Early diagenesis in the sediments of the Congo deep-sea fan dominated by massive terrigenous deposits: Part II – Iron–sulfur coupling
|Author(s)||Taillefert Martial1, Beckler Jordon S.1, 2, Cathalot Cecile3, Michalopoulos Panagiotis4, Corvaisier Rudolph5, Kiriazis Nicole1, Caprais Jean-Claude6, Pastor Lucie6, Rabouille Christophe7|
|Affiliation(s)||1 : Georgia Inst Technol, Sch Earth & Atmospher Sci, Atlanta, GA 30332 USA.
2 : Mote Marine Lab, Ocean Technol Res Program, Sarasota, FL 34236 USA.
3 : IFREMER, Ctr Bretagne, REM GM Lab Cycles Geochim & Ressources, F-29280 Plouzane, France.
4 : Hellen Ctr Marine Res, Inst Oceanog, Anavyssos Attiki, Greece.
5 : Inst Univ Europeen Mer, CNRS, UBO, Lab Sci Environm Marin, F-29280 Plouzane, France.
6 : IFREMER, Ctr Bretagne, REM EEP Lab Environm Profond, F-29280 Plouzane, France.
7 : CEA, CNRS, UVSQ, Lab Sci Climat & Environm, F-91198 Gif Sur Yvette, France.
|Source||Deep-sea Research Part Ii-topical Studies In Oceanography (0967-0645) (Pergamon-elsevier Science Ltd), 2017-08 , Vol. 142 , P. 151-166|
|WOS© Times Cited||11|
|Keyword(s)||Sediment diagenesis, Iron reduction, Sulfate reduction, Deep-sea fans|
Deep-sea fans are well known depot centers for organic carbon that should promote sulfate reduction.

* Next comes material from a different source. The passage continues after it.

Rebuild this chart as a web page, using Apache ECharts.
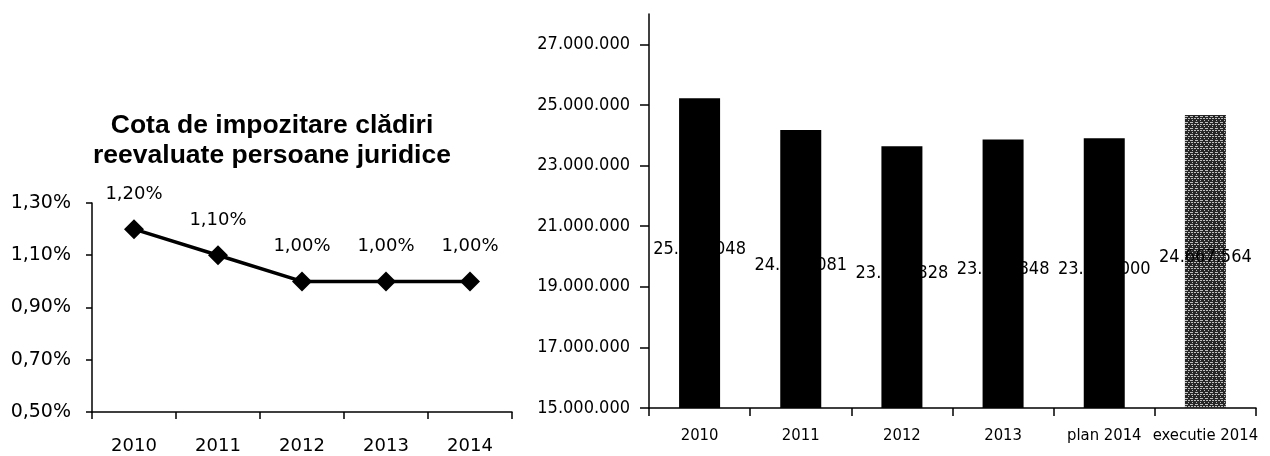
<!DOCTYPE html>
<html>
<head>
<meta charset="utf-8">
<script src="https://cdn.jsdelivr.net/npm/echarts@6/dist/echarts.min.js"></script>
<style>
  html, body { margin: 0; padding: 0; background: #fff; }
  #chart { width: 1270px; height: 456px; }
</style>
</head>
<body>
<div id="chart"></div>
<script>
// Tax rate on revalued buildings (legal entities), percent
const rateYears = ['2010', '2011', '2012', '2013', '2014'];
const rateValues = [1.20, 1.10, 1.00, 1.00, 1.00];
const rateTicks = [0.5, 0.7, 0.9, 1.1, 1.3];

// Collected amounts, lei
const amountCategories = ['2010', '2011', '2012', '2013', 'plan 2014', 'executie 2014'];
const amountValues = [25224048, 24175081, 23638828, 23856848, 23900000, 24667564];
const amountTicks = [15000000, 17000000, 19000000, 21000000, 23000000, 25000000, 27000000];

const titleText = 'Cota de impozitare clădiri\nreevaluate persoane juridice';

const leftFont = "'DejaVu Sans', sans-serif";
const rightFont = "'DejaVu Sans Condensed', sans-serif";

function dotted(n) {
  return String(Math.round(n)).replace(/\B(?=(\d{3})+(?!\d))/g, '.');
}
function pct(v) {
  return v.toFixed(2).replace('.', ',') + '%';
}

const chart = echarts.init(document.getElementById('chart'), null, { renderer: 'canvas' });

chart.setOption({
  animation: false,
  backgroundColor: '#ffffff',
  title: {
    text: titleText,
    left: 267,
    top: 106,
    textAlign: 'center',
    textStyle: {
      fontFamily: "'Liberation Sans', Arial, sans-serif",
      fontWeight: 'bold',
      fontSize: 26.5,
      lineHeight: 30,
      color: '#000'
    }
  },
  grid: [
    { left: 92, width: 420, top: 203, bottom: 44 },
    { left: 649, right: 14, top: 14, bottom: 48 }
  ],
  xAxis: [
    {
      type: 'category',
      gridIndex: 0,
      data: rateYears,
      boundaryGap: true,
      axisLine: { lineStyle: { color: '#000', width: 1.5 } },
      axisTick: { show: true, length: 7, lineStyle: { color: '#000', width: 1.5 } },
      axisLabel: { margin: 25, fontFamily: leftFont, fontSize: 18, color: '#000' }
    },
    {
      type: 'category',
      gridIndex: 1,
      data: amountCategories,
      boundaryGap: true,
      axisLine: { lineStyle: { color: '#000', width: 1.5 } },
      axisTick: { show: true, length: 8, lineStyle: { color: '#000', width: 1.5 } },
      axisLabel: { margin: 19, fontFamily: rightFont, fontSize: 16.5, color: '#000', interval: 0 }
    }
  ],
  yAxis: [
    {
      type: 'value',
      gridIndex: 0,
      min: 0.5,
      max: 1.3,
      splitLine: { show: false },
      axisLine: { show: true, lineStyle: { color: '#000', width: 1.5 } },
      axisTick: { show: true, length: 6, customValues: rateTicks, lineStyle: { color: '#000', width: 1.5 } },
      axisLabel: {
        margin: 21, fontFamily: leftFont, fontSize: 19, color: '#000',
        customValues: rateTicks,
        formatter: pct
      }
    },
    {
      type: 'value',
      gridIndex: 1,
      min: 15000000,
      max: 28000000,
      splitLine: { show: false },
      axisLine: { show: true, lineStyle: { color: '#000', width: 1.5 } },
      axisTick: { show: true, length: 9, customValues: amountTicks, lineStyle: { color: '#000', width: 1.5 } },
      axisLabel: {
        margin: 19, fontFamily: rightFont, fontSize: 18, color: '#000',
        customValues: amountTicks,
        formatter: dotted
      }
    }
  ],
  series: [
    {
      type: 'line',
      xAxisIndex: 0,
      yAxisIndex: 0,
      data: rateValues,
      symbol: 'diamond',
      symbolSize: 20,
      lineStyle: { color: '#000', width: 3.5 },
      itemStyle: { color: '#000' },
      label: {
        show: true,
        position: 'top',
        distance: 16,
        fontFamily: leftFont,
        fontSize: 18,
        color: '#000',
        formatter: p => pct(p.value)
      }
    },
    {
      type: 'bar',
      xAxisIndex: 1,
      yAxisIndex: 1,
      barWidth: 41,
      data: amountValues.map((v, i) => i === amountValues.length - 1
        ? {
            value: v,
            itemStyle: {
              color: '#262626',
              decal: {
                symbol: 'rect',
                symbolSize: 1,
                color: 'rgba(255,255,255,0.7)',
                dashArrayX: [[2, 1], [1, 3], [3, 2]],
                dashArrayY: [1, 1],
                rotation: 0
              }
            }
          }
        : v),
      itemStyle: { color: '#000' },
      label: {
        show: true,
        position: 'inside',
        offset: [0, -4],
        fontFamily: rightFont,
        fontSize: 18,
        color: '#000',
        formatter: p => dotted(p.value)
      }
    }
  ]
});
</script>
</body>
</html>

At the same time, the high rates of deposition of unconsolidated metal oxides from terrigenous origin may also promote metal-reducing microbial activity. To investigate the eventual coupling between the iron and sulfur cycles in these environments, shallow sediment cores (< 50 cm) across various channels and levees in the Congo River deep-sea fan (~5000 m) were profiled using a combination of geochemical methods. Interestingly, metal reduction dominated suboxic carbon remineralization processes in most of these sediments, while dissolved sulfide was absent. In some ‘hotspot’ patches, however, sulfate reduction produced large sulfide concentrations which supported chemosynthetic-based benthic megafauna. These environments were characterized by sharp geochemical boundaries compared to the iron-rich background environment, suggesting that FeS precipitation efficiently titrated iron and sulfide from the pore waters. A companion study demonstrated that methanogenesis was active in the deep sediment layers of these patchy ecosystems, suggesting that sulfate reduction was promoted by alternative anaerobic processes. These highly reduced habitats could be fueled by discrete, excess inputs of highly labile natural organic matter from Congo River turbidites or by exhumation of buried sulfide during channel flank erosion and slumping. Sulfidic conditions may be maintained by the mineralization of decomposition products from local benthic macrofauna or bacterial symbionts or by the production of more crystalline Fe(III) oxide phases that are less thermodynamically favorable than sulfate reduction in these bioturbated sediments. Overall, the iron and sulfur biogeochemical cycling in this environment is unique and much more similar to a coastal ecosystem than a deep-sea environment.